Uno no pretende dar lecciones, sino, más bien, aprender. Pero permitidme que os diga que no quisiéramos veros recluidos en ghettos. Eso empobrece y favorece la agresividad. Tampoco abogamos por una asimilación que llevaría a la disolución de vuestra identidad personal y colectiva. Entre ambos extremos se sitúa la integración, ese proceso delicado que hemos de lograr entre todos para que la incorporación a nuestra sociedad no suponga la renuncia a los rasgos fundamentales de vuestra identidad. La verdadera integración respeta el derecho a la diferencia, favorece el mutuo intercambio cultural y evita la desintegración. Ello os facilitará asumir nuestros hábitos democráticos, el aprecio por la libertad, las reglas de convivencia del país que os acoge. Y nos obliga a nosotros a un esfuerzo de comprensión y respeto a la diferencia. Será triste que acogierais de nosotros sólo el consumismo, el relativismo del “todo vale” o el materialismo.
Queremos seguir afirmando el derecho a emigrar, como siempre ha proclamado la Iglesia católica, que no es incompatible con armonizar las necesidades de los que llegan con el bien común de quienes los reciben. Regular es administrar equitativamente las necesidades de unos con las posibilidades de otros.
Queremos seguir afirmando el destino universal de los bienes “Dios ha dado la tierra al género humano para sustento de todos sus habitantes sin excluir a ninguno”. Compartir con el necesitado es un postulado de justicia, máxime si los pueblos ricos tienen su parte de responsabilidad en el empobrecimiento de los pueblos pobres. Y queremos seguir denunciando cualquier forma de explotación, racismo o xenofobia.
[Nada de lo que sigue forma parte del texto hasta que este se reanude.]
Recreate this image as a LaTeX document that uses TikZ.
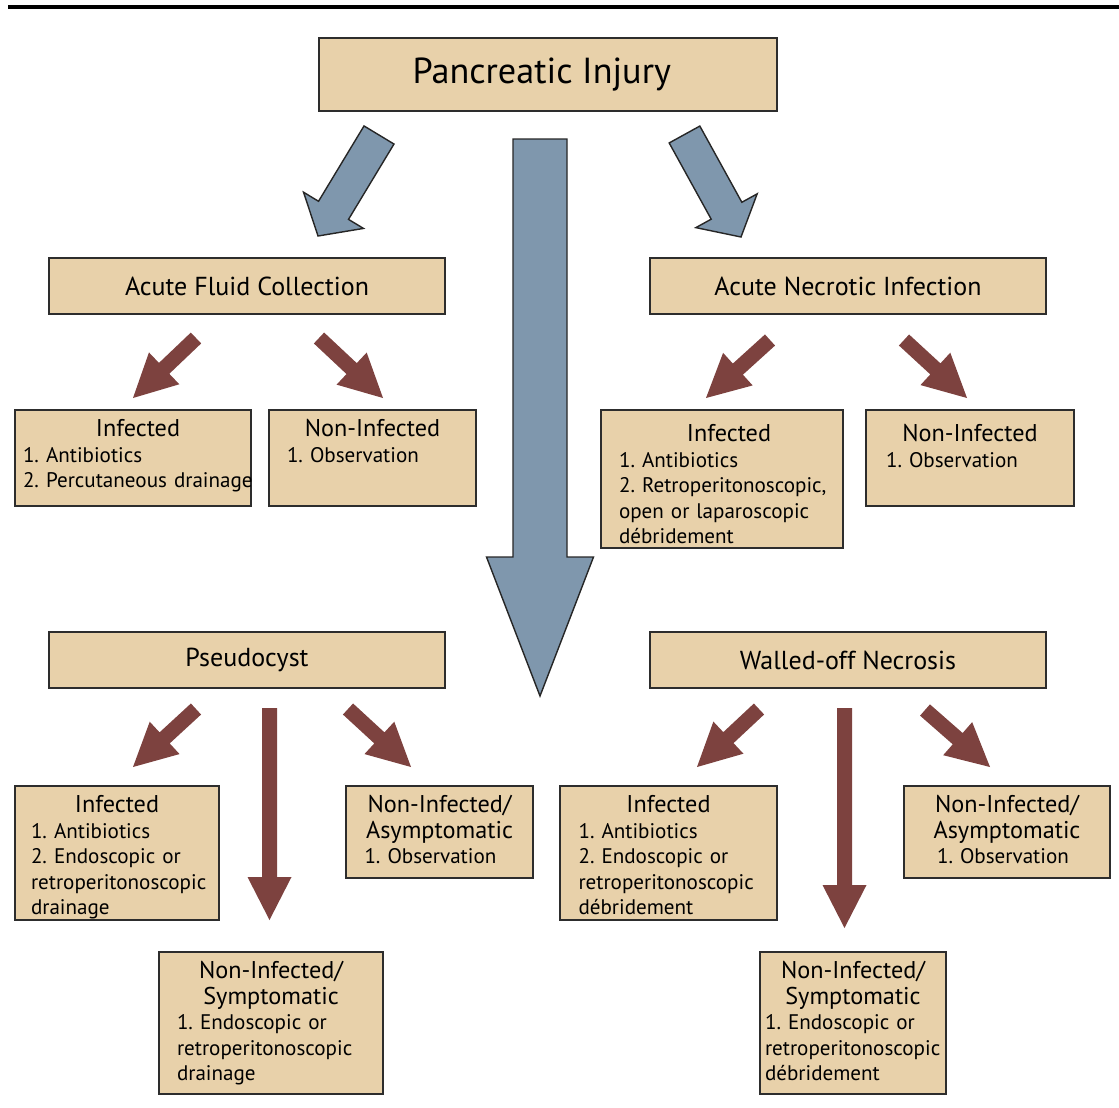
\documentclass[tikz,border=0pt]{standalone}
\usepackage{fontspec}
\setmainfont{PT Sans}
\usetikzlibrary{calc}
\definecolor{boxfill}{RGB}{232,209,170}
\definecolor{boxline}{RGB}{45,45,45}
\definecolor{steel}{RGB}{127,151,173}
\definecolor{wine}{RGB}{125,66,63}
\newcommand{\titlefont}{\fontsize{20.6}{24}\selectfont}
\newcommand{\groupfont}{\fontsize{14.8}{17}\selectfont}
\newcommand{\hdfont}{\fontsize{13.8}{15.3}\selectfont}
\newcommand{\listfont}{\fontsize{12}{14.5}\selectfont\frenchspacing\hyphenpenalty=10000\exhyphenpenalty=10000}
\newcommand{\hd}[1]{\makebox[\linewidth]{\hdfont #1}}
% block arrow: style, from, to, shaft half width, head half width, head length
\newcommand{\blockarrow}[6]{%
  \coordinate (ah) at ($(#3)!#6!(#2)$);
  \path[#1] ($(#2)!#4!90:(#3)$) -- ($(ah)!#4!90:(#3)$) -- ($(ah)!#5!90:(#3)$) -- (#3)
    -- ($(ah)!#5!-90:(#3)$) -- ($(ah)!#4!-90:(#3)$) -- ($(#2)!#4!-90:(#3)$) -- cycle;}

\begin{document}
\begin{tikzpicture}[
  box/.style={draw=boxline, line width=0.8pt, fill=boxfill, inner sep=0pt},
  txt/.style={anchor=north, align=left, inner sep=0pt, font=\listfont},
  bluearrow/.style={draw=black!85, line width=0.8pt, fill=steel, line join=miter},
  redarrow/.style={fill=wine}
]
  \useasboundingbox (0,0) rectangle (22.38,-22.14);
  \draw[line width=2.3pt] (0.16,-0.14) -- (22.38,-0.14);

  % Injury
  \node[box, minimum width=9.16cm, minimum height=1.46cm, font=\titlefont] (inj) at (10.96,-1.49) {Pancreatic Injury\hspace*{0.25cm}};

  % Early collections
  \node[box, minimum width=7.92cm, minimum height=1.12cm, font=\groupfont] (afc) at (4.94,-5.72) {Acute Fluid Collection};
  \node[box, minimum width=7.92cm, minimum height=1.12cm, font=\groupfont] (ani) at (16.96,-5.72) {Acute Necrotic Infection};

  \coordinate (injl) at (7.58,-2.70);  \coordinate (afctip) at (6.36,-4.72);
  \coordinate (injr) at (13.69,-2.69); \coordinate (anitip) at (14.82,-4.74);
  \coordinate (injc) at (10.80,-2.78); \coordinate (latetip) at (10.80,-13.92);
  \blockarrow{bluearrow}{injl}{afctip}{0.35cm}{0.70cm}{0.60cm}
  \blockarrow{bluearrow}{injr}{anitip}{0.35cm}{0.70cm}{0.60cm}
  \blockarrow{bluearrow}{injc}{latetip}{0.54cm}{1.07cm}{2.78cm}

  % Acute fluid collection
  \node[box, minimum width=4.72cm, minimum height=1.92cm] (afcinf) at (2.66,-9.16) {};
  \node[txt, text width=4.60cm] at ([xshift=0.1cm,yshift=-0.2cm]afcinf.north) {\hd{Infected}\\1. Antibiotics\\2. Percutaneous drainage};
  \node[box, minimum width=4.14cm, minimum height=1.92cm] (afcnon) at (7.45,-9.16) {};
  \node[txt, text width=3.42cm] at ([yshift=-0.2cm]afcnon.north) {\hd{Non-Infected}\\1. Observation};

  \coordinate (afcl) at (3.92,-6.76); \coordinate (afcinftip) at (2.66,-7.96);
  \coordinate (afcr) at (6.38,-6.76); \coordinate (afcnontip) at (7.66,-7.96);
  \blockarrow{redarrow}{afcl}{afcinftip}{0.15cm}{0.44cm}{0.86cm}
  \blockarrow{redarrow}{afcr}{afcnontip}{0.15cm}{0.44cm}{0.86cm}

  % Acute necrotic infection
  \node[box, minimum width=4.84cm, minimum height=2.76cm] (aniinf) at (14.44,-9.58) {};
  \node[txt, text width=4.40cm] at ([xshift=0.14cm,yshift=-0.3cm]aniinf.north) {\hd{Infected}\\1. Antibiotics\\2. Retroperitonoscopic,\\open or laparoscopic\\débridement};
  \node[box, minimum width=4.16cm, minimum height=1.92cm] (aninon) at (19.40,-9.16) {};
  \node[txt, text width=3.36cm] at ([yshift=-0.3cm]aninon.north) {\hd{Non-Infected}\\1. Observation};

  \coordinate (anil) at (15.40,-6.80); \coordinate (aniinftip) at (14.12,-7.96);
  \coordinate (anir) at (18.08,-6.80); \coordinate (aninontip) at (19.34,-7.96);
  \blockarrow{redarrow}{anil}{aniinftip}{0.15cm}{0.44cm}{0.86cm}
  \blockarrow{redarrow}{anir}{aninontip}{0.15cm}{0.44cm}{0.86cm}

  % Late collections
  \node[box, minimum width=7.92cm, minimum height=1.12cm, font=\groupfont] (pc) at (4.94,-13.2) {Pseudocyst};
  \node[box, minimum width=7.92cm, minimum height=1.12cm, font=\groupfont] (won) at (16.96,-13.2) {Walled-off Necrosis};

  % Pseudocyst
  \node[box, minimum width=4.08cm, minimum height=2.68cm] (pcinf) at (2.34,-17.06) {};
  \node[txt, text width=3.44cm] at ([yshift=-0.2cm]pcinf.north) {\hd{Infected}\\1. Antibiotics\\2. Endoscopic or\\retroperitonoscopic\\drainage};
  \node[box, minimum width=3.74cm, minimum height=1.84cm] (pcasym) at (8.79,-16.64) {};
  \node[txt, text width=3.00cm] at ([yshift=-0.2cm]pcasym.north) {\hd{Non-Infected/}\\\hd{Asymptomatic}\\1. Observation};
  \node[box, minimum width=4.48cm, minimum height=2.84cm] (pcsym) at (5.42,-20.46) {};
  \node[txt, text width=3.76cm] at ([yshift=-0.2cm]pcsym.north) {\hd{Non-Infected/}\\\hd{Symptomatic}\\1. Endoscopic or\\retroperitonoscopic\\drainage};

  \coordinate (pcl) at (3.92,-14.18); \coordinate (pcinftip) at (2.66,-15.34);
  \coordinate (pcc) at (5.39,-14.16); \coordinate (pcsymtip) at (5.39,-18.40);
  \coordinate (pcr) at (6.96,-14.18); \coordinate (pcasymtip) at (8.22,-15.34);
  \blockarrow{redarrow}{pcl}{pcinftip}{0.15cm}{0.44cm}{0.86cm}
  \blockarrow{redarrow}{pcc}{pcsymtip}{0.15cm}{0.44cm}{0.86cm}
  \blockarrow{redarrow}{pcr}{pcasymtip}{0.15cm}{0.44cm}{0.86cm}

  % Walled-off necrosis
  \node[box, minimum width=4.34cm, minimum height=2.68cm] (woninf) at (13.37,-17.06) {};
  \node[txt, text width=3.60cm] at ([yshift=-0.2cm]woninf.north) {\hd{Infected}\\1. Antibiotics\\2. Endoscopic or\\retroperitonoscopic\\débridement};
  \node[box, minimum width=4.12cm, minimum height=1.84cm] (wonasym) at (20.14,-16.64) {};
  \node[txt, text width=2.80cm] at ([yshift=-0.2cm]wonasym.north) {\hd{Non-Infected/}\\\hd{Asymptomatic}\\1. Observation};
  \node[box, minimum width=3.72cm, minimum height=2.84cm] (wonsym) at (17.06,-20.46) {};
  \node[txt, text width=3.52cm] at ([yshift=-0.2cm]wonsym.north) {\hd{Non-Infected/}\\\hd{Symptomatic}\\1. Endoscopic or\\retroperitonoscopic\\débridement};

  \coordinate (wonl) at (15.18,-14.18); \coordinate (woninftip) at (13.94,-15.34);
  \coordinate (wonc) at (16.89,-14.16); \coordinate (wonsymtip) at (16.89,-18.56);
  \coordinate (wonr) at (18.50,-14.20); \coordinate (wonasymtip) at (19.80,-15.34);
  \blockarrow{redarrow}{wonl}{woninftip}{0.15cm}{0.44cm}{0.86cm}
  \blockarrow{redarrow}{wonc}{wonsymtip}{0.15cm}{0.44cm}{0.86cm}
  \blockarrow{redarrow}{wonr}{wonasymtip}{0.15cm}{0.44cm}{0.86cm}
\end{tikzpicture}
\end{document}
En los pasados días de Navidad he pensado muchas veces en vosotros y por vosotros he rezado. Esos días tan entrañables, que a todos nos gusta celebrar al calor de la familia, han sido, como me decíais alguno, especialmente duros para vosotros, lejos de vuestros países y de vuestros seres queridos. Para vosotros también ha nacido Jesucristo, para iluminaros con su luz y envolveros con su amor. Él, que vino al mundo en una gruta y fue puesto en un humilde pesebre, “porque no había sitio para ellos en la posada”, también experimentó, al poco de nacer, la emigración forzosa: “En el drama de la familia de Nazaret, obligada a refugiarse en Egipto, percibimos, la dolorosa condición de todos los migrantes… y de toda familia migrante: las penurias, las humillaciones, la estrechez y fragilidad de millones y millones de migrantes, prófugos y refugiados” (Benedicto XVI ).